Im Gegensatz zu jahrzehntelang gepflegten Überzeugungen räumen zwar auch Unionspolitiker ein, dass Deutschland zu einem Einwanderungsland geworden sei, mit Blick auf die von Pegida geschürten Ängste gegenüber Überfremdung bleiben sie jedoch gegenüber zusätzlichen Zugangsmöglichkeiten lieber auf Distanz. Ihr zentrales Argument: Anders als klassische Einwanderungsländer habe Deutschland aufgrund seiner Nazivergangenheit ein liberales Asylrecht.

Dadurch könne jede Einwanderungsregelung ohnehin ausgehebelt werden. Die Union hat es jedoch mit einer Zangenbewegung zu tun: Einerseits will sie konservatives Profil durch verlässliche Positionen in der Inneren Sicherheit einschließlich des Umgangs mit Ausländern zeigen. Andererseits ist ihr aber auch ihr wirtschaftspolitisches Profil wichtig.
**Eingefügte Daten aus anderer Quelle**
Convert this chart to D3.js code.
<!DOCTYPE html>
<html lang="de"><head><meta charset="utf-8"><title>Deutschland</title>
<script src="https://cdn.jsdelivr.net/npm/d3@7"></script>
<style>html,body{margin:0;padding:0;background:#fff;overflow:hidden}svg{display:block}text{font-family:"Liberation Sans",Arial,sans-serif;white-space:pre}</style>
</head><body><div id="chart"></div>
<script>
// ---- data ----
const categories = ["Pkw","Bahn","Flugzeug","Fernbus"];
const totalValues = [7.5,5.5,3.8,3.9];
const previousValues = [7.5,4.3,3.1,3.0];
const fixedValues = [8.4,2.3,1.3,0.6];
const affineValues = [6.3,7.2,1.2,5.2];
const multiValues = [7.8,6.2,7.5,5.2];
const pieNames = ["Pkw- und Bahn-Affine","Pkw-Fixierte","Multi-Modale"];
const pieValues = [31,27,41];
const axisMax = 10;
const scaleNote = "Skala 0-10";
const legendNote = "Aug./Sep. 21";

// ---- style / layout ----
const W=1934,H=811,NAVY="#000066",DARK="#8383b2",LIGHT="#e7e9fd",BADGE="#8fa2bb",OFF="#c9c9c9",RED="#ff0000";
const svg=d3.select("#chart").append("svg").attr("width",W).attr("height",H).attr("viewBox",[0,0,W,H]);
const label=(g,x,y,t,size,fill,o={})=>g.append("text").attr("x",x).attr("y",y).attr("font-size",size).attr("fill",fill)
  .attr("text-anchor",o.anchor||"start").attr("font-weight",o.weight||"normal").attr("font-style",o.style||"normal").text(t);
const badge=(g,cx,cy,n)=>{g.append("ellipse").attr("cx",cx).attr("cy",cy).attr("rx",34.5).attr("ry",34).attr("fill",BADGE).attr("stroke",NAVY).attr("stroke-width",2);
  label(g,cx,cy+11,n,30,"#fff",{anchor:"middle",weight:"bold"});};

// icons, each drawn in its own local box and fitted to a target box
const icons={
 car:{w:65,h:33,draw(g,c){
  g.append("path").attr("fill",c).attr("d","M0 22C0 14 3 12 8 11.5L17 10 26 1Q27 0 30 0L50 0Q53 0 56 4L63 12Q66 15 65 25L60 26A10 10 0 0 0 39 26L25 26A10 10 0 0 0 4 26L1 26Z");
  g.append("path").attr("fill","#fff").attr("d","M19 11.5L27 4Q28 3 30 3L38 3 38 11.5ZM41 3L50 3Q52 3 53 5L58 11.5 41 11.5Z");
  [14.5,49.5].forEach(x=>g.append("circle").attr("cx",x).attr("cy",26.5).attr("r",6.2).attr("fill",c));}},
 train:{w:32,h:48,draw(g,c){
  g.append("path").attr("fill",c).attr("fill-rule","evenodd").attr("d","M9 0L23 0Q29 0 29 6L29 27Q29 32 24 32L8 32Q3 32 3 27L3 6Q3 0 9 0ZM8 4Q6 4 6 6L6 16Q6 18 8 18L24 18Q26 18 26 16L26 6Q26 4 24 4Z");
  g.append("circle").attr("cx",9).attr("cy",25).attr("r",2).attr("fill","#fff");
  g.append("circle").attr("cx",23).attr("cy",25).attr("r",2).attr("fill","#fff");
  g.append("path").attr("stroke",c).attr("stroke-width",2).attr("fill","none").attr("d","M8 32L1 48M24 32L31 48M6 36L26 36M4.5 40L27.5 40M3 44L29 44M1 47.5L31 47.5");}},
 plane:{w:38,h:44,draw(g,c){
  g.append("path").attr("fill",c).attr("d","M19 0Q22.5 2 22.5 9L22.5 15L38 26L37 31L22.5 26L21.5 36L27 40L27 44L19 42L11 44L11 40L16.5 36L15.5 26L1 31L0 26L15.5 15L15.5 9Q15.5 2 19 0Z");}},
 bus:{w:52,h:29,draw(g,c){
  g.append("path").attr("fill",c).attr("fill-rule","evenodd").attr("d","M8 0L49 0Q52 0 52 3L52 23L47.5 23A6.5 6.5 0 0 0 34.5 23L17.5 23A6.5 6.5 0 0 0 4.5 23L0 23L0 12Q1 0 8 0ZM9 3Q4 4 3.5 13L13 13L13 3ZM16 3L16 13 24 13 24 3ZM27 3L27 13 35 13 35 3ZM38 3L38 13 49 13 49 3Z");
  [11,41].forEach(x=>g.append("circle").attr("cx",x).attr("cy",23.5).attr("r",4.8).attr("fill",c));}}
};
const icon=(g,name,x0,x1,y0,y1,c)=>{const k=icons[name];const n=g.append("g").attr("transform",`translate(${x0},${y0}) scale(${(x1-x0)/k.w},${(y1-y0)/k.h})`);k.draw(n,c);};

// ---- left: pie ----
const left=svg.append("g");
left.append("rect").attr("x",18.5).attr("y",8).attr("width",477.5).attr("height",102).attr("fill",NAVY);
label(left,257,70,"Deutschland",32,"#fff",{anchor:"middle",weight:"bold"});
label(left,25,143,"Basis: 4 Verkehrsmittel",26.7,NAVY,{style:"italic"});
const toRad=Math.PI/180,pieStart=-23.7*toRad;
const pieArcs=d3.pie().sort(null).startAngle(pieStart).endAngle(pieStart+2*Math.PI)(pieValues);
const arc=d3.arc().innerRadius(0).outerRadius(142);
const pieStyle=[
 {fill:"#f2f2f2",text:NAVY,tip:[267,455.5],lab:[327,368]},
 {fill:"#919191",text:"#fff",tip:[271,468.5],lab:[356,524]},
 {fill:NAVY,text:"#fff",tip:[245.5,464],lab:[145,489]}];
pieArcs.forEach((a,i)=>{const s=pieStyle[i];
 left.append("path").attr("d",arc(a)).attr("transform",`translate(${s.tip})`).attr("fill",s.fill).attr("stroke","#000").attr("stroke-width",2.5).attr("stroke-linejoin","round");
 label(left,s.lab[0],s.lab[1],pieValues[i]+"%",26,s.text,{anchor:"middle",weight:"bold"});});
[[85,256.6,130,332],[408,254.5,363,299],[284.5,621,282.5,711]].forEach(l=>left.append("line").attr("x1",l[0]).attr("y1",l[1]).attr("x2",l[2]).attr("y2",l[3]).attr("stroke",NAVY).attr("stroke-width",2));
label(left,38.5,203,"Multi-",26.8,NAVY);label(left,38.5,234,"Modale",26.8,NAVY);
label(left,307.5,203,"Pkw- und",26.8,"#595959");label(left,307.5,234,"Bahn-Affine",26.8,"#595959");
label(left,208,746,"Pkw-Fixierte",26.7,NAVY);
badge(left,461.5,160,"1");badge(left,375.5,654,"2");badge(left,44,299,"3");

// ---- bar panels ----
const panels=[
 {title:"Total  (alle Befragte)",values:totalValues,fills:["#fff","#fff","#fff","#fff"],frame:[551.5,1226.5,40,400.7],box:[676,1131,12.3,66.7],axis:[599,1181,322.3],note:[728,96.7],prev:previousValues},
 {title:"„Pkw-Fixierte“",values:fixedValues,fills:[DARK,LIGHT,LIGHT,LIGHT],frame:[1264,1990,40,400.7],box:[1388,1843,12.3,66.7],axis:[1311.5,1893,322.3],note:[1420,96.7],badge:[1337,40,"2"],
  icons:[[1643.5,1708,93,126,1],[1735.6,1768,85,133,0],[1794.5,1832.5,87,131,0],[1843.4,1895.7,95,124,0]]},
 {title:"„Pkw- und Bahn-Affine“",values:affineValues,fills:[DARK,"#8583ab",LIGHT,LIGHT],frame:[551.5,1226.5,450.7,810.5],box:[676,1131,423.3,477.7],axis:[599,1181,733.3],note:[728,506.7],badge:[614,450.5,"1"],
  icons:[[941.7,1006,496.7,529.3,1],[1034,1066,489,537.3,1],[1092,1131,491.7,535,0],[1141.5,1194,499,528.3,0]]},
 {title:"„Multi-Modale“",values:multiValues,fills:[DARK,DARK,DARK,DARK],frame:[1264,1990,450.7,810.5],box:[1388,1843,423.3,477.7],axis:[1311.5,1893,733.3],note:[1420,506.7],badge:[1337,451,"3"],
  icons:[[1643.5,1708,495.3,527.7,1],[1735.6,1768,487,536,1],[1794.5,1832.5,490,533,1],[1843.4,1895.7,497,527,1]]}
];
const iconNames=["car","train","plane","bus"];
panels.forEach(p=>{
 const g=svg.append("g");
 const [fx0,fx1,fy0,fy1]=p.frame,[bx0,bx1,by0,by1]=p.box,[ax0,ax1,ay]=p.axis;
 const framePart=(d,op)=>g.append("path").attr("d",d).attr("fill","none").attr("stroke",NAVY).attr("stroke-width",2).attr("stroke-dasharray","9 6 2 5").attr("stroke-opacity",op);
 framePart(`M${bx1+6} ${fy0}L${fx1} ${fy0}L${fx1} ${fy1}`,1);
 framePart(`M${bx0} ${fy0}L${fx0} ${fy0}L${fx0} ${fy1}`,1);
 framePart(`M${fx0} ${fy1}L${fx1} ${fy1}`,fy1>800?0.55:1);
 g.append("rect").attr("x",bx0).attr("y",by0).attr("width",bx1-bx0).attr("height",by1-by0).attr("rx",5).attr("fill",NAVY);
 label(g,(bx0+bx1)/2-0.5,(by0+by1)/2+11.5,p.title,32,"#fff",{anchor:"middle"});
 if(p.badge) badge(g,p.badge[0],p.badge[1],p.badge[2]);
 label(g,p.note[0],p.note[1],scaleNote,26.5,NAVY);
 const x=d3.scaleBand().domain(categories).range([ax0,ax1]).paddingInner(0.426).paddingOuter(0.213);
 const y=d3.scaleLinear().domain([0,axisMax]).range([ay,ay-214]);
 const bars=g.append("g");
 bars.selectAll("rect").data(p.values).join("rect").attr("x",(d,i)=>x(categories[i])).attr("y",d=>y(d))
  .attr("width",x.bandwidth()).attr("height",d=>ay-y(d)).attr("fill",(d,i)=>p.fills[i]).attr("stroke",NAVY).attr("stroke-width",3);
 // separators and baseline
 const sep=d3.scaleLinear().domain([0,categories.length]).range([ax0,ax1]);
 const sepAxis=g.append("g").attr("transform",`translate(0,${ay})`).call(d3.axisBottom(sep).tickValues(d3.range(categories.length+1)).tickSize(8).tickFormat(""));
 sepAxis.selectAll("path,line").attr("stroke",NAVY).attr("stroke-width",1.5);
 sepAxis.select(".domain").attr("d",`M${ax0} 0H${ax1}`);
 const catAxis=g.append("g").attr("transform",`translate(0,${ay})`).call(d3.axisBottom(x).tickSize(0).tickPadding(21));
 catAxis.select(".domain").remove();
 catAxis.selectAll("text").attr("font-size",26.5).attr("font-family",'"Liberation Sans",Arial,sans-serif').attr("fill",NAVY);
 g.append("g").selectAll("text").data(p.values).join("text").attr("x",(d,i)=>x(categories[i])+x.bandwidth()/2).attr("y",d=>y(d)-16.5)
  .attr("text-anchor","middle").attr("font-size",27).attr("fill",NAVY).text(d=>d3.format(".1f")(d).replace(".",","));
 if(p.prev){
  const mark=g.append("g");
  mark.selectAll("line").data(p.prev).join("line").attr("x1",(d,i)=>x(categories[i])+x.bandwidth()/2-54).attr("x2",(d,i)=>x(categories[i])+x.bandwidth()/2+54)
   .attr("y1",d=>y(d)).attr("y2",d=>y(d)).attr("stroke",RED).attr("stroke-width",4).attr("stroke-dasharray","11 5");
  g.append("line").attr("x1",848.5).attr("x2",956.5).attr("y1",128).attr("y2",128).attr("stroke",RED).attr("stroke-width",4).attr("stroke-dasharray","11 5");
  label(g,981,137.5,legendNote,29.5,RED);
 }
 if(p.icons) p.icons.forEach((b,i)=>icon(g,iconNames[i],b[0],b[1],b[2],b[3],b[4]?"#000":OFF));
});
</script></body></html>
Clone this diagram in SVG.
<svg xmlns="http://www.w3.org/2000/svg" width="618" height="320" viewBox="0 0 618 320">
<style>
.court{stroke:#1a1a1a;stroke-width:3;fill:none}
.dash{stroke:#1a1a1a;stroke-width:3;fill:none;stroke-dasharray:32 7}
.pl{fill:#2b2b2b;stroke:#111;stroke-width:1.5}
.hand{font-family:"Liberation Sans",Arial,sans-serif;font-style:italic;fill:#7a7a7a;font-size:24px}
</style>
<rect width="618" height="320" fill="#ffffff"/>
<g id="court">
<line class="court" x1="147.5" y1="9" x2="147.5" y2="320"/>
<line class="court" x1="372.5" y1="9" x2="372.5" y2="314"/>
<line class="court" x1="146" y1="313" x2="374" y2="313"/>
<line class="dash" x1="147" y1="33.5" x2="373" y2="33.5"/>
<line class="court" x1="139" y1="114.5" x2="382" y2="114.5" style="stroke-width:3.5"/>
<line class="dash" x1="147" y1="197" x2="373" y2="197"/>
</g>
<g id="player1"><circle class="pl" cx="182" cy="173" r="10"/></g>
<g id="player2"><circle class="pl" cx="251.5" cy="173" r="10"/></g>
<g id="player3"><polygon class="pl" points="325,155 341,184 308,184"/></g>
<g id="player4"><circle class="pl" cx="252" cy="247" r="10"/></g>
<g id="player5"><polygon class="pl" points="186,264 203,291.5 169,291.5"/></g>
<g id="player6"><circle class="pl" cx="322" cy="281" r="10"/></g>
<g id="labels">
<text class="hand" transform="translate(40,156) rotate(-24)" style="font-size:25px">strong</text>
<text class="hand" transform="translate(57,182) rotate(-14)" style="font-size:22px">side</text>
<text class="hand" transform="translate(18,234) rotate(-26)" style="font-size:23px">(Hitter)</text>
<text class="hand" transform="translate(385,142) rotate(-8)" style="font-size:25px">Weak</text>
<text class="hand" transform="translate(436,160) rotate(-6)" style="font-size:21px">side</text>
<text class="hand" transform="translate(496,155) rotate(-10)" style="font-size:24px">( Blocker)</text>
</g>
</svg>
Und die Wirtschaft spürt immer mehr, wie ihr der Fachkräftemangel als Wachstumsbremse zu schaffen macht. Die Aussicht, bis 2025 mehr als sechs Millionen Arbeitskräfte zu verlieren, lässt sie daher darauf setzen, die Einwanderung gezielt zu steuern und nicht mehr den Schutz vor politischer Verfolgung, sondern den Nutzen für den deutschen Arbeitsmarkt und die wirtschaftliche Dynamik in den Vordergrund zu stellen.